A segunda condenação de Marcelo Odebrecht veio em junho deste ano, em um processo que apurava o pagamento de propina ao ex-ministro Antônio Palocci. De acordo com a sentença, Palocci recebeu propina da empreiteira em troca de ajudá-la a fechar contratos com a Petrobras.
Nesse processo, Marcelo foi condenado a 12 anos, 2 meses e 20 dias de reclusão. Como a sentença saiu depois da delação, Moro decidiu ajustar a pena ao que estava previsto no acordo.
“Embora seja elevada a culpabilidade de Marcelo Odebrecht, a colaboração demanda a concessão de benefícios legais, não sendo possível tratar o criminoso colaborador com excesso de rigor, sob pena de inviabilizar o instituto da colaboração premiada”, disse Moro, na ocasião.
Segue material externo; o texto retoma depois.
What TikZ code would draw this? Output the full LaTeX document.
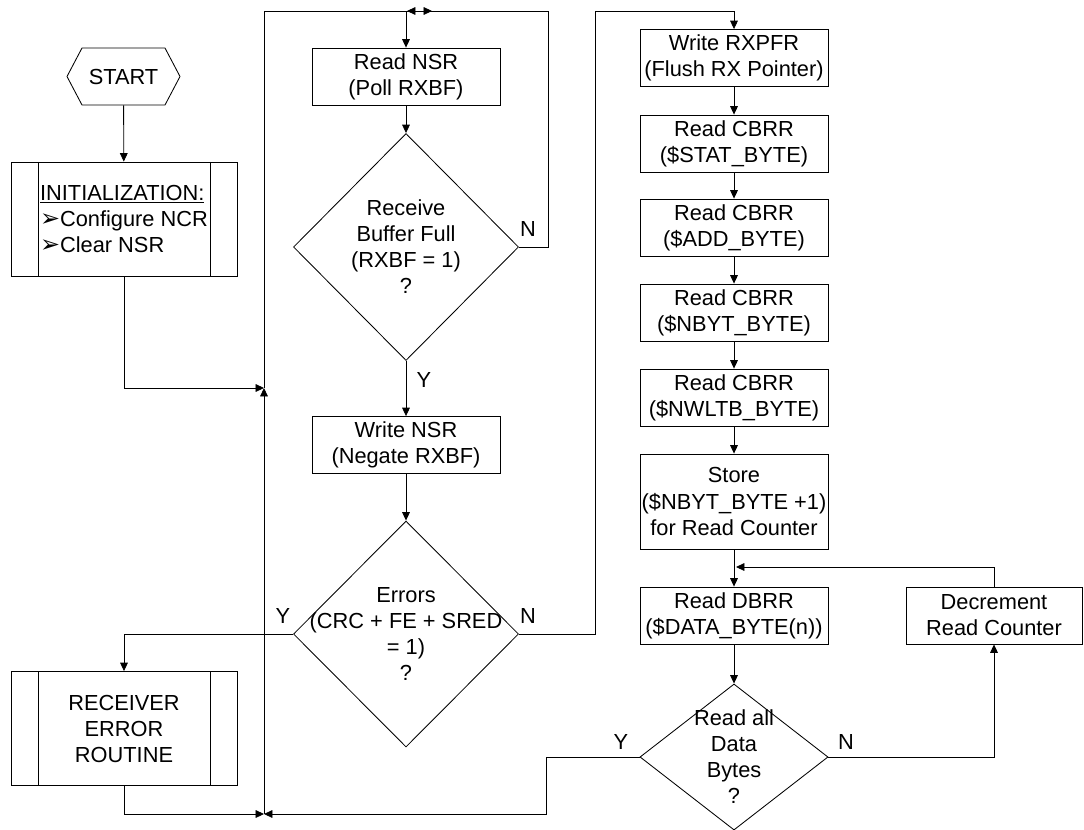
\documentclass[tikz,border=0pt]{standalone}
\usepackage{fontspec}
\setmainfont{Liberation Sans}
\newfontfamily\dingfont{DejaVu Sans}
\usetikzlibrary{shapes.geometric,arrows.meta}
\newcommand{\pnt}{{\dingfont\fontsize{17}{18.5}\selectfont ➢}}
\begin{document}
\begin{tikzpicture}[x=0.025cm,y=-0.025cm,line width=0.6pt,
  >={Triangle[length=6pt,width=5.5pt]},
  font=\fontsize{15.5}{18.5}\selectfont,
  proc/.style={draw,minimum width=4.7cm,minimum height=1.425cm,inner sep=0pt,align=center},
  decide/.style={draw,diamond,inner sep=0pt},
  subproc/.style={draw,minimum width=5.65cm,minimum height=2.85cm,inner sep=0pt,align=center,
    path picture={\draw ([xshift=0.675cm]path picture bounding box.north west) -- ([xshift=0.675cm]path picture bounding box.south west)
      ([xshift=-0.675cm]path picture bounding box.north east) -- ([xshift=-0.675cm]path picture bounding box.south east);}}]
\useasboundingbox (0,0) rectangle (1084,829);
% left column
\draw (67,76.5) -- (82,48) -- (165,48) -- (180,76.5) -- (165,105) -- (82,105) -- cycle;
\node (start) at (123.5,76.5) [minimum width=2.825cm,minimum height=1.425cm,inner sep=0pt] {START};
\node (init) at (124,219) [subproc,align=left] {\underline{INITIALIZATION:}\\\pnt Configure NCR\\\pnt Clear NSR};
\node (receiver) at (124,728.5) [subproc] {RECEIVER\\ERROR\\ROUTINE};
% middle column
\node (readnsr) at (406,76.5) [proc] {Read NSR\\(Poll RXBF)};
\node (d1) at (406,247) [decide,minimum width=5.625cm,minimum height=5.675cm,
  label={[align=center]center:Receive\\Buffer Full\\(RXBF = 1)\\?}] {};
\node (writensr) at (406,445) [proc] {Write NSR\\(Negate RXBF)};
\node (errors) at (406,634) [decide,minimum width=5.625cm,minimum height=5.65cm,
  label={[align=center]center:Errors\\(CRC + FE + SRED\\= 1)\\?}] {};
% right column
\node (rxpfr) at (734,58) [proc] {Write RXPFR\\(Flush RX Pointer)};
\node (stat) at (734,143.5) [proc] {Read CBRR\\(\$STAT\_BYTE)};
\node (add) at (734,227.5) [proc] {Read CBRR\\(\$ADD\_BYTE)};
\node (nbyt) at (734,312.5) [proc] {Read CBRR\\(\$NBYT\_BYTE)};
\node (nwltb) at (734,397.5) [proc] {Read CBRR\\(\$NWLTB\_BYTE)};
\node (store) at (734,501.5) [proc,minimum height=2.375cm] {Store\\(\$NBYT\_BYTE +1)\\for Read Counter};
\node (dbrr) at (734,615.5) [proc] {Read DBRR\\(\$DATA\_BYTE(n))};
\node (d3) at (734,757) [decide,minimum width=4.7cm,minimum height=3.65cm,
  label={[align=center]center:Read all\\Data\\Bytes\\?}] {};
\node (decr) at (994,615.5) [proc,minimum width=4.4cm] {Decrement\\Read Counter};
% Y / N
\draw (528,229) node (n1) {N};
\draw (424,380) node (y1) {Y};
\draw (283,616) node (y2) {Y};
\draw (528,616) node (n2) {N};
\draw (621,742) node (y3) {Y};
\draw (846,742) node (n3) {N};
% junctions
\coordinate (j1) at (264,388);
\coordinate (jb) at (264,814);
\coordinate (jt) at (406,11);
\coordinate (jtl) at (432,11);
\coordinate (jtr) at (407,11);
\coordinate (jr) at (734,11);
\coordinate (jf) at (736,567);
% connectors
\draw[->] (start) -- (init);
\draw[->] (init.south) |- (j1);
\draw[->] (receiver.south) |- (jb);
\draw[->] (d3.west) -- ++(-93,0) |- (jb);
\draw[->] (jb) -- (j1);
\draw[->] (j1) |- (jtl);
\draw[->] (d1.east) -- ++(29,0) |- (jtr);
\draw[->] (jt) -- (readnsr);
\draw[->] (readnsr) -- (d1);
\draw[->] (d1) -- (writensr);
\draw[->] (writensr) -- (errors);
\draw[->] (errors.west) -| (receiver.north);
\draw[->] (errors.east) -- ++(76,0) |- (jr) -- (rxpfr);
\foreach \a/\b in {rxpfr/stat,stat/add,add/nbyt,nbyt/nwltb,nwltb/store,store/dbrr,dbrr/d3}
  \draw[->] (\a) -- (\b);
\draw[->] (decr.north) |- (jf);
\draw[->] (d3.east) -| (decr.south);
\end{tikzpicture}
\end{document}
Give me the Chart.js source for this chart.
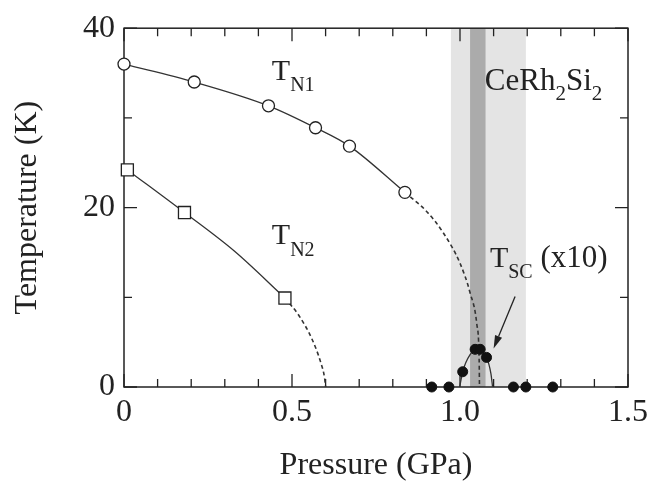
<!DOCTYPE html>
<html>
<head>
<meta charset="utf-8">
<script src="https://cdn.jsdelivr.net/npm/chart.js@4.4.1/dist/chart.umd.min.js"></script>
<style>
  html, body { margin: 0; padding: 0; background: #fff; }
  canvas { display: block; }
</style>
</head>
<body>
<canvas id="phase" width="662" height="483"></canvas>
<script>
// T_N1 (open circles), pressure in GPa and temperature in K
const tn1P = [0, 0.209, 0.43, 0.57, 0.671, 0.836];
const tn1T = [36.0, 34.0, 31.35, 28.9, 26.85, 21.7];
// extrapolated part of T_N1 (dashed)
const tn1DashP = [0.836, 0.9, 0.95, 1.0, 1.03, 1.05, 1.057, 1.058];
const tn1DashT = [21.7, 19.6, 17.2, 13.8, 10.5, 7.0, 3.0, 0];

// T_N2 (open squares)
const tn2P = [0.01, 0.18, 0.479];
const tn2T = [24.2, 19.45, 9.92];
const tn2LineP = [0.01, 0.18, 0.33, 0.479];
const tn2LineT = [24.2, 19.45, 15.1, 9.92];
const tn2DashP = [0.479, 0.52, 0.56, 0.585, 0.597, 0.60];
const tn2DashT = [9.92, 8.0, 5.3, 2.8, 1.0, 0];

// T_SC x10 (filled circles) and the guide curve through the dome
const tscP = [0.916, 0.967, 1.008, 1.045, 1.060, 1.079, 1.159, 1.196, 1.276];
const tscT = [0, 0, 1.7, 4.2, 4.2, 3.3, 0, 0, 0];
const tscLineP = [0.999, 1.008, 1.03, 1.052, 1.079, 1.092, 1.097];
const tscLineT = [0, 1.7, 3.6, 4.2, 3.3, 1.5, 0];

// shaded pressure ranges
const lightBand = [0.973, 1.196];
const darkBand = [1.030, 1.076];

const xTickLabels = ['0', '0.5', '1.0', '1.5'];
const yTickLabels = ['0', '20', '40'];

const SERIF = "'Liberation Serif', 'Times New Roman', serif";
const INK = '#222';

function pts(px, ty) {
  return px.map((p, i) => ({x: p, y: ty[i]}));
}

function lineSet(px, ty, dashed) {
  return {
    data: pts(px, ty),
    showLine: true,
    pointRadius: 0,
    borderColor: '#333',
    borderWidth: dashed ? 1.6 : 1.3,
    borderDash: dashed ? [4, 3] : [],
    cubicInterpolationMode: 'monotone',
    order: 5
  };
}

// text with subscripts; each part is [text, size, baseline shift]
function drawParts(ctx, x, y, parts) {
  let cx = x;
  parts.forEach(([t, size, dy]) => {
    ctx.font = size + 'px ' + SERIF;
    ctx.fillText(t, cx, y + dy);
    cx += ctx.measureText(t).width;
  });
}

const decor = {
  id: 'decor',
  beforeDatasetsDraw(chart) {
    const {ctx, chartArea: a, scales: {x, y}} = chart;
    ctx.save();
    // pressure bands
    const l0 = x.getPixelForValue(lightBand[0]), l1 = x.getPixelForValue(lightBand[1]);
    ctx.fillStyle = '#e4e4e4';
    ctx.fillRect(l0, a.top, l1 - l0, a.bottom - a.top);
    const d0 = x.getPixelForValue(darkBand[0]), d1 = x.getPixelForValue(darkBand[1]);
    ctx.fillStyle = '#ababab';
    ctx.fillRect(d0, a.top, d1 - d0, a.bottom - a.top);

    // frame
    ctx.strokeStyle = INK;
    ctx.lineWidth = 1.5;
    ctx.strokeRect(a.left, a.top, a.right - a.left, a.bottom - a.top);

    // inward ticks on all four sides
    ctx.lineWidth = 1.3;
    ctx.beginPath();
    for (let i = 0; i <= 15; i++) {
      const px = x.getPixelForValue(i / 10);
      const len = i % 5 === 0 ? 13 : 8;
      ctx.moveTo(px, a.bottom); ctx.lineTo(px, a.bottom - len);
      ctx.moveTo(px, a.top); ctx.lineTo(px, a.top + len);
    }
    for (let v = 0; v <= 40; v += 10) {
      const py = y.getPixelForValue(v);
      const len = v % 20 === 0 ? 13 : 8;
      ctx.moveTo(a.left, py); ctx.lineTo(a.left + len, py);
      ctx.moveTo(a.right, py); ctx.lineTo(a.right - len, py);
    }
    ctx.stroke();
    ctx.restore();
  },
  afterDatasetsDraw(chart) {
    const {ctx, scales: {x, y}} = chart;
    ctx.save();
    ctx.fillStyle = INK;
    ctx.strokeStyle = INK;
    ctx.textBaseline = 'alphabetic';
    ctx.textAlign = 'left';

    drawParts(ctx, x.getPixelForValue(0.44), y.getPixelForValue(34.2),
      [['T', 30, 0], ['N1', 20, 11]]);
    drawParts(ctx, x.getPixelForValue(0.44), y.getPixelForValue(15.9),
      [['T', 30, 0], ['N2', 20, 12]]);
    drawParts(ctx, x.getPixelForValue(1.089), y.getPixelForValue(13.4),
      [['T', 30, 0], ['SC', 20, 11], [' (x10)', 31, 0]]);
    drawParts(ctx, x.getPixelForValue(1.074), y.getPixelForValue(33.1),
      [['CeRh', 31, 0], ['2', 21, 10], ['Si', 31, 0], ['2', 21, 10]]);

    // arrow pointing at the T_SC dome
    const x0 = x.getPixelForValue(1.164), y0 = y.getPixelForValue(10.1);
    const x1 = x.getPixelForValue(1.100), y1 = y.getPixelForValue(4.3);
    const ang = Math.atan2(y1 - y0, x1 - x0);
    const head = 13, half = 3.8;
    ctx.lineWidth = 1.3;
    ctx.beginPath();
    ctx.moveTo(x0, y0);
    ctx.lineTo(x1 - Math.cos(ang) * head, y1 - Math.sin(ang) * head);
    ctx.stroke();
    ctx.beginPath();
    ctx.moveTo(x1, y1);
    ctx.lineTo(x1 - Math.cos(ang) * head + Math.sin(ang) * half, y1 - Math.sin(ang) * head - Math.cos(ang) * half);
    ctx.lineTo(x1 - Math.cos(ang) * head - Math.sin(ang) * half, y1 - Math.sin(ang) * head + Math.cos(ang) * half);
    ctx.closePath();
    ctx.fill();
    ctx.restore();
  }
};

const ctx = document.getElementById('phase').getContext('2d');

new Chart(ctx, {
  type: 'scatter',
  data: {
    datasets: [
      {
        data: pts(tscP, tscT),
        pointRadius: 5,
        pointBackgroundColor: '#111',
        pointBorderColor: '#111',
        pointBorderWidth: 1,
        clip: false,
        order: 1
      },
      {
        data: pts(tn1P, tn1T),
        pointRadius: 6,
        pointBackgroundColor: '#fff',
        pointBorderColor: INK,
        pointBorderWidth: 1.3,
        clip: false,
        order: 1
      },
      {
        data: pts(tn2P, tn2T),
        pointStyle: 'rect',
        pointRadius: 8.5,
        pointBackgroundColor: '#fff',
        pointBorderColor: INK,
        pointBorderWidth: 1.3,
        clip: false,
        order: 1
      },
      lineSet(tn1P, tn1T, false),
      lineSet(tn1DashP, tn1DashT, true),
      lineSet(tn2LineP, tn2LineT, false),
      lineSet(tn2DashP, tn2DashT, true),
      lineSet(tscLineP, tscLineT, false)
    ]
  },
  options: {
    responsive: false,
    animation: false,
    devicePixelRatio: 1,
    layout: { padding: { top: 23, right: 34, left: 0, bottom: 0 } },
    plugins: {
      legend: { display: false },
      tooltip: { enabled: false }
    },
    scales: {
      x: {
        type: 'linear',
        min: 0,
        max: 1.5,
        grid: { display: false, drawTicks: false },
        border: { display: false },
        ticks: {
          stepSize: 0.5,
          padding: 6,
          color: INK,
          maxRotation: 0,
          autoSkip: false,
          font: { family: SERIF, size: 32 },
          callback: (v, i) => xTickLabels[i]
        },
        title: {
          display: true,
          text: 'Pressure (GPa)',
          color: INK,
          font: { family: SERIF, size: 32, lineHeight: 1 },
          padding: { top: 0, bottom: 1 }
        },
        afterFit: s => { s.height = 96; }
      },
      y: {
        min: 0,
        max: 40,
        grid: { display: false, drawTicks: false },
        border: { display: false },
        ticks: {
          stepSize: 20,
          padding: 9,
          color: INK,
          font: { family: SERIF, size: 32 },
          callback: (v, i) => yTickLabels[i]
        },
        title: {
          display: true,
          text: 'Temperature (K)',
          color: INK,
          font: { family: SERIF, size: 32, lineHeight: 1 },
          padding: { top: 12, bottom: 0 }
        },
        afterFit: s => { s.width = 124; }
      }
    }
  },
  plugins: [decor]
});
</script>
</body>
</html>
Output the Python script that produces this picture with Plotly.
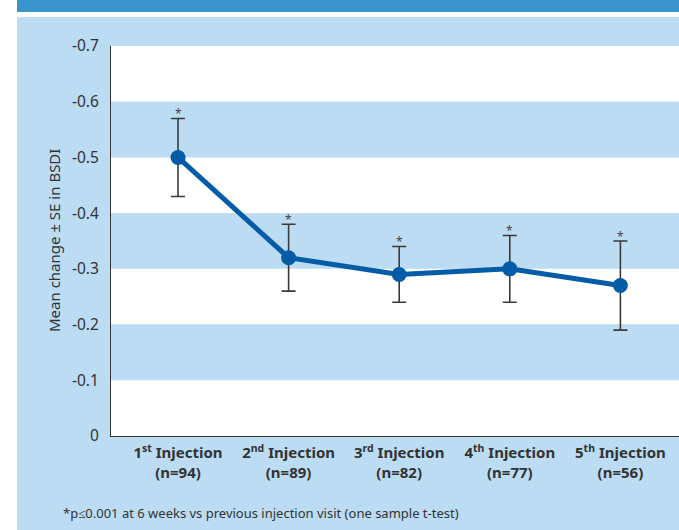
import plotly.graph_objects as go

# ---- data ----
categories = ["1<sup>st</sup> Injection<br>(n=94)", "2<sup>nd</sup> Injection<br>(n=89)",
              "3<sup>rd</sup> Injection<br>(n=82)", "4<sup>th</sup> Injection<br>(n=77)",
              "5<sup>th</sup> Injection<br>(n=56)"]
mean_change = [-0.50, -0.32, -0.29, -0.30, -0.27]
se_upper = [0.07, 0.06, 0.05, 0.06, 0.08]   # toward more negative (upward on chart)
se_lower = [0.07, 0.06, 0.05, 0.06, 0.08]   # toward zero
significant = ["*", "*", "*", "*", "*"]
y_ticks = [-0.7, -0.6, -0.5, -0.4, -0.3, -0.2, -0.1, 0]
y_tick_labels = ["-0.7", "-0.6", "-0.5", "-0.4", "-0.3", "-0.2", "-0.1", "0"]

LIGHT = "#bbdcf2"
DARK = "#3a95cd"
LINE = "#045ca6"
TXT = "#333333"
FONT = "Noto Sans"

xs = list(range(len(categories)))

fig = go.Figure()
fig.add_trace(go.Scatter(
    x=xs, y=mean_change, mode="lines+markers",
    line=dict(color=LINE, width=5),
    marker=dict(color=LINE, size=15),
    error_y=dict(type="data", array=se_lower, arrayminus=se_upper,
                 color="#3a3a3a", thickness=1.6, width=7),
    showlegend=False, cliponaxis=False,
))

shapes = []
# background panel and banner (paper coordinates)
W, H = 679, 530
L, T, B = 111, 46, 94
pw, ph = W - L, H - T - B
def px_x(px): return (px - L) / pw
def px_y(py): return (H - B - py) / ph
shapes.append(dict(type="rect", xref="paper", yref="paper", layer="below",
                   x0=px_x(17), x1=px_x(W + 5), y0=px_y(H + 5), y1=px_y(17),
                   fillcolor=LIGHT, line=dict(width=0)))
shapes.append(dict(type="rect", xref="paper", yref="paper", layer="below",
                   x0=px_x(17), x1=px_x(W + 5), y0=px_y(12), y1=px_y(-5),
                   fillcolor=DARK, line=dict(width=0)))
# horizontal stripes in plot area
for i in range(len(y_ticks) - 1):
    lo, hi = y_ticks[i], y_ticks[i + 1]
    col = "white" if i % 2 == 0 else LIGHT
    shapes.append(dict(type="rect", xref="x domain", yref="y", layer="below",
                       x0=0, x1=1, y0=lo, y1=hi, fillcolor=col, line=dict(width=0)))

annotations = []
for x, m, u, s in zip(xs, mean_change, se_upper, significant):
    annotations.append(dict(x=x, y=m - u, text=s, showarrow=False, yanchor="middle",
                            yshift=5, font=dict(size=12, color="#444", family=FONT)))
annotations.append(dict(x=px_x(54), y=0.5, xref="paper", yref="paper", showarrow=False,
                        xanchor="center", yanchor="middle",
                        text="Mean change ± SE in BSDI", textangle=-90,
                        font=dict(size=15, color=TXT, family=FONT)))
annotations.append(dict(x=px_x(61), y=px_y(513), xref="paper", yref="paper", showarrow=False,
                        xanchor="left", yanchor="middle",
                        text="*p≤0.001 at 6 weeks vs previous injection visit (one sample t-test)",
                        font=dict(size=13, color=TXT, family=FONT)))

fig.update_layout(
    width=W, height=H,
    margin=dict(l=L, r=0, t=T, b=B),
    paper_bgcolor="white", plot_bgcolor="white",
    shapes=shapes, annotations=annotations,
    font=dict(family=FONT, color=TXT),
    xaxis=dict(range=[-0.606, 4.53], tickvals=xs, ticktext=categories,
               showgrid=False, zeroline=False, showline=True, linecolor="#333", linewidth=1,
               ticks="", ticklabelstandoff=3,
               tickfont=dict(size=15, color=TXT, family=FONT, weight="bold")),
    yaxis=dict(range=[0, -0.7], tickvals=y_ticks, ticktext=y_tick_labels,
               showgrid=False, zeroline=False, showline=True, linecolor="#333", linewidth=1,
               ticks="", ticklabelstandoff=8, tickfont=dict(size=15.5, color=TXT, family=FONT)),
)

fig.write_html("out.html", config={"displayModeBar": False},
               post_script="document.body.style.margin='0';document.body.style.overflow='hidden';")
Setor de Operações Estruturadas: a área da propina
Maria Lúcia trabalhava diretamente com Hilberto Mascarenhas, que foi designado por Marcelo para comandar a área responsável pelos repasses ilegais a funcionários públicos, políticos e até milícias e grupos guerrilheiros, no Brasil e no exterior.
Tais fatos fizeram com que a defesa da empresa e do próprio Marcelo considerassem a possibilidade da delação. O acordo, porém, só foi firmado no final de 2016 e homologado no dia 30 de janeiro de 2017, pela ministra Cármen Lúcia, do Supremo Tribunal Federal (STF).
Além do herdeiro do grupo, 76 executivos ligados à empresa falaram o que sabiam à Justiça, e a delação foi considerada pelo Judiciário uma das maiores da história.
Em um dos depoimentos, Emilio Odebrecht, pai de Marcelo, disse que os pagamentos de propina aconteciam há cerca de 30 anos, pelo menos.
Nomes revelados
Os delatores apontaram os nomes de mais de 200 políticos que teriam sido beneficiados pelo esquema. Em troca, eles ajudaram a empreiteira a fechar negócios com o poder público em várias áreas, desde os contratos com a Petrobras até contratos de saneamento básico com prefeituras.
Entre os políticos citados direta ou indiretamente nas delações estão todos os ex-presidentes desde a redemocratização, após o fim da ditadura militar, de José Sarney a Michel Temer.
Durante os depoimentos, Marcelo Odebrecht afirmou que não há político eleito sem caixa 2 no país.
“Não existe ninguém no Brasil eleito sem caixa 2. O cara até pode dizer que não sabia, mas recebeu dinheiro do partido que era caixa 2. Não existe, não existe”, disse o empresário.
As delações dos executivos da Odebrecht fizeram a Procuradoria-Geral da República (PGR) abrir 74 inquéritos para investigar as pessoas citadas. A lista chegou a vazar para a imprensa.
No dia 11 de abril, o ministro Luiz Edson Fachin, do STF, determinou a divulgação dos nomes e a distribuição dos inquéritos na Suprema Corte e nas instâncias inferiores, conforme a existência ou não de foro privilegiado.
A chamada “Lista de Fachin” continha nomes de políticos das principais agremiações, em vários graus de relevância dentro das legendas.